How to End Boredom at Home Without Resorting to Anything Too Weird
How does a couple get past mutual boredom? Behavioral economist Dan Ariely suggests they reframe their perception of the dilemma.
Dan Ariely is the James B Duke Professor of Psychology and Behavioral Economics at Duke University. He is the founder of The Center for Advanced Hindsight and co-founder of BEworks, which helps business leaders apply scientific thinking to their marketing and operational challenges. His books include Predictably Irrational and The Upside of Irrationality, both of which became New York Times best-sellers. as well as The Honest Truth about Dishonesty and his latest, Irrationally Yours.
Ariely publishes widely in the leading scholarly journals in economics, psychology, and business. His work has been featured in a variety of media including The New York Times, Wall Street Journal, Washington Post, Boston Globe, Business 2.0, Scientific American, Science and CNN.

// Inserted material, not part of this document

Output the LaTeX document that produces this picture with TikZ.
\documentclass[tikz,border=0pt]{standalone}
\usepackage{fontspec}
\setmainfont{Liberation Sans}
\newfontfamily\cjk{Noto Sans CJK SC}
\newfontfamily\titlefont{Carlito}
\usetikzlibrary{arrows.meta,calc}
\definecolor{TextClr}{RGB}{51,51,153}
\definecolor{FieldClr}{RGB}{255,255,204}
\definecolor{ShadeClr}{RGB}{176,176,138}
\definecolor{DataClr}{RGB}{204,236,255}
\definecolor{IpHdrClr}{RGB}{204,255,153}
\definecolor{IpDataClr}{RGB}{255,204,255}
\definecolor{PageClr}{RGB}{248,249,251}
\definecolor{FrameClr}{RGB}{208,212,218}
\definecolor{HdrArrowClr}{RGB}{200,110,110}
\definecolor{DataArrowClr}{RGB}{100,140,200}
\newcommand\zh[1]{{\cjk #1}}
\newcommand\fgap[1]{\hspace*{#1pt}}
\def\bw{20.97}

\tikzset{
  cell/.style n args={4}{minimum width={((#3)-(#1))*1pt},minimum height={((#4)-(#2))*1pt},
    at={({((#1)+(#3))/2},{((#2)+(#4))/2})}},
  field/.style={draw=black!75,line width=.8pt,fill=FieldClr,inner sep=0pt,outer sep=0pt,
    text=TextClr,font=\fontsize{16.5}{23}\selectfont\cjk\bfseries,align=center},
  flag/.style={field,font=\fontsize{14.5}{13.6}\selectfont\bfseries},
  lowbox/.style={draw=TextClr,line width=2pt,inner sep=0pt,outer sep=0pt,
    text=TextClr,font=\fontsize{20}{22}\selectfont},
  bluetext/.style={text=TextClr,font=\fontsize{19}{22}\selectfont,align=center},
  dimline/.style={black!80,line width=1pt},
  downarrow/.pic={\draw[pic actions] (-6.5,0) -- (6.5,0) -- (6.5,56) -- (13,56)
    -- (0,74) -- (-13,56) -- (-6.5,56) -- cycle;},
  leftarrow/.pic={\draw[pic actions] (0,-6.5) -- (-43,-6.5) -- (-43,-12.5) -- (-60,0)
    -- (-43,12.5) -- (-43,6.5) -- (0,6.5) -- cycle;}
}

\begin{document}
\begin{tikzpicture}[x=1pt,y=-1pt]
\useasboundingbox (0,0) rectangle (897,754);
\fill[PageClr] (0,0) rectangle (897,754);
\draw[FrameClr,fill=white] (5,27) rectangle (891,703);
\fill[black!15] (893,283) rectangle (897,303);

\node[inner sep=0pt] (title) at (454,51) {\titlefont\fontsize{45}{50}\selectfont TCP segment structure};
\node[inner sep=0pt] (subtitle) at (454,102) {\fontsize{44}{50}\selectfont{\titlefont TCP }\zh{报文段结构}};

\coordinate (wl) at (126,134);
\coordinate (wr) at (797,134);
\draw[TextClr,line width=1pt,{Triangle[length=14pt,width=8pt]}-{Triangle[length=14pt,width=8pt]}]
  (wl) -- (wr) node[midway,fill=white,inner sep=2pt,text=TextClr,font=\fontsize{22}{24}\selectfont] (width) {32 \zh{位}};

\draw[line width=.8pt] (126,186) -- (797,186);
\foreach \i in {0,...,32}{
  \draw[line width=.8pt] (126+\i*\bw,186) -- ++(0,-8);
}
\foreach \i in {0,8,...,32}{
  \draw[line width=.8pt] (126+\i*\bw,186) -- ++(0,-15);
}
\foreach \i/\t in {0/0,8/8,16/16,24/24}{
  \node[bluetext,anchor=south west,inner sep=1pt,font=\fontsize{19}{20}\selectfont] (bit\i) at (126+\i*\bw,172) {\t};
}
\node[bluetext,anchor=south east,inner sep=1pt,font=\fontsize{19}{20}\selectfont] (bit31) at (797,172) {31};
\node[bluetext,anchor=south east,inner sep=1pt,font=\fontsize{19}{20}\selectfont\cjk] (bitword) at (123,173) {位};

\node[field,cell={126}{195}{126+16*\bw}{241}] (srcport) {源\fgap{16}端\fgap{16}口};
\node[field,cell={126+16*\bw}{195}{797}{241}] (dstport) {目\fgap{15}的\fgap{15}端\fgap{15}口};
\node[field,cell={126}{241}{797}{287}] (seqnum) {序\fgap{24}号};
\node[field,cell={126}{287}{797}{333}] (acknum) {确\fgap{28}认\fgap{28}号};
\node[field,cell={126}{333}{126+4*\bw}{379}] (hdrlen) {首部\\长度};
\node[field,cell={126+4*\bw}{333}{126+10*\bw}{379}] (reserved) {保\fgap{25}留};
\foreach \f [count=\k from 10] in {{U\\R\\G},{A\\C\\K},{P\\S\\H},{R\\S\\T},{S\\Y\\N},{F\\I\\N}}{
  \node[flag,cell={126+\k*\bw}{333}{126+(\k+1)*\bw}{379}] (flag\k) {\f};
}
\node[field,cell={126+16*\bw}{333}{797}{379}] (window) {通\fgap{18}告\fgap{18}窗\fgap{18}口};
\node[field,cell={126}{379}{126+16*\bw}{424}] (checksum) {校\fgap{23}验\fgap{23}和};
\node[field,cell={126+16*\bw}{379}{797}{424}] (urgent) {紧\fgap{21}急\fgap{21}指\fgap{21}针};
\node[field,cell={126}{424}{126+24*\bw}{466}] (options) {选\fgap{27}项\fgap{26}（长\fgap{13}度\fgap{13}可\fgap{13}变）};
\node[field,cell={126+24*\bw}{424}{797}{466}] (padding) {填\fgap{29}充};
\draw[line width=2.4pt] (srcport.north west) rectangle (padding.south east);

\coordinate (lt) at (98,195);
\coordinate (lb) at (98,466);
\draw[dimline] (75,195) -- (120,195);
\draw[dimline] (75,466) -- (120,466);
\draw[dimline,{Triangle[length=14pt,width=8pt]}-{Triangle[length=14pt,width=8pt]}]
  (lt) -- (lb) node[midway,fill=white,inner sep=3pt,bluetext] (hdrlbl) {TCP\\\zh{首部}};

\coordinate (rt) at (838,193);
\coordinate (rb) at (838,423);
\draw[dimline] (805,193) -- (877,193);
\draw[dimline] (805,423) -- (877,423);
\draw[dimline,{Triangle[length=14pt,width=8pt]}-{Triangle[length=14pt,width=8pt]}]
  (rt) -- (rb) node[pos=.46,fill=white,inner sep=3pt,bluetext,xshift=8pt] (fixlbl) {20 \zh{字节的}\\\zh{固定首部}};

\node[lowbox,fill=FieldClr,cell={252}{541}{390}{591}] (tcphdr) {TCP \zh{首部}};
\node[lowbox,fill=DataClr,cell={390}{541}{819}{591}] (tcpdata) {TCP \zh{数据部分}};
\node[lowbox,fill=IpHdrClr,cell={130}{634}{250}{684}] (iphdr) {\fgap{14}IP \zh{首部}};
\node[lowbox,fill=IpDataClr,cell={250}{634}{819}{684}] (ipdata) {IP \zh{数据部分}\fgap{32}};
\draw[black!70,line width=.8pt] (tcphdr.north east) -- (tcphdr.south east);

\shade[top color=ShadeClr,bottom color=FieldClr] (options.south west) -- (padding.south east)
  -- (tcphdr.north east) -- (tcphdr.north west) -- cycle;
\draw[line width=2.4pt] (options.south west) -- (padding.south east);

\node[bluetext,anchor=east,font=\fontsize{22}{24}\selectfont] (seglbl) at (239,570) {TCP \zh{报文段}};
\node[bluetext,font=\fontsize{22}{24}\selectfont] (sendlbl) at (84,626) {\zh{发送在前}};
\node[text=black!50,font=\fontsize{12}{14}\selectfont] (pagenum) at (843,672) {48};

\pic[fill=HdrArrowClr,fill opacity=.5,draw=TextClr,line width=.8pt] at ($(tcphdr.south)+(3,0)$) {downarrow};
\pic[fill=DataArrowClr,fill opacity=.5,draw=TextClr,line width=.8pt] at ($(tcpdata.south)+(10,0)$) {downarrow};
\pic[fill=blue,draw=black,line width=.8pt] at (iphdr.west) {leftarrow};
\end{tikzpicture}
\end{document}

Dan Ariely: Somebody asked me about boredom in their lives. So this was a woman that said her husband works out of the home; she works from home. Every day he shows up and they say, "What are we going to do tonight?" And she said they've gone to every restaurant in the near vicinity multiple times. They know the menu by heart. They can't find anything exciting to do that they agree on and because of that they either end up watching TV, which they both don't like, or they go to one of the restaurants that they've been to too many times.
So think about this question and say, "OK, it's not just about husband and wife." I said look, if we take a step back and we think about what this question is all about, it's a question about finding mutual solutions, a mutual solution. You have two parties and the two parties are trying to find something now that would be better than every restaurant or TV, but you don't seem to find that. You don't have something that you both enjoy more than something else that comes easily to mind. So what happens is you do nothing interesting. So I said, "What if we changed this problem from a simultaneous solution to a sequential solution? What if instead of looking every day for something that you both enjoy, why don't you look for something that at least one of you really loves? Maybe it would not maximize your mutual happiness every day, but every other day one of you would get to do something that you really enjoy." So imagine, for example, that I have one set of preferences and you have different preferences. In the simultaneous solution, we're looking for something that we would both like more than TV, but if that thing doesn't exist, is TV always the right thing to do or should we one time go ballroom dancing, which is something you really love and sometimes go to a book club, which is something I really love? And each of us would not be as happy on that particular day when the other person's preferences is coming about, but together we will do more fun things.
And then on top of that I said, "Add some random experiences into the pile." Life is about trying new things and certainly often we settle way too early. We try some things. We find some things that we like, but we stop exploring. We don't try lots of different things. We don't try lots of new things because of loss aversion, because if the idea that if something is good, it's great, but if something is miserable, it's really unhappy. We really lose lots of happiness. But I suggest that what you should do is put some things in there that you don't know if you'll enjoy or not enjoy — pottery classes. Things that you have no idea from time to time you might have a miserable night and maybe laugh at it, but from time to time it might be really fantastic.
How does a couple get past mutual boredom? Behavioral economist Dan Ariely suggests they reframe their search for solutions. Instead of fruitlessly seeking out activities they both enjoy, a simultaneous solution, they can instead aim to satisfy one party on day one and the other on day two — a sequential solution. Like many problems in life, the solution to domestic boredom may very well be to rethink the question.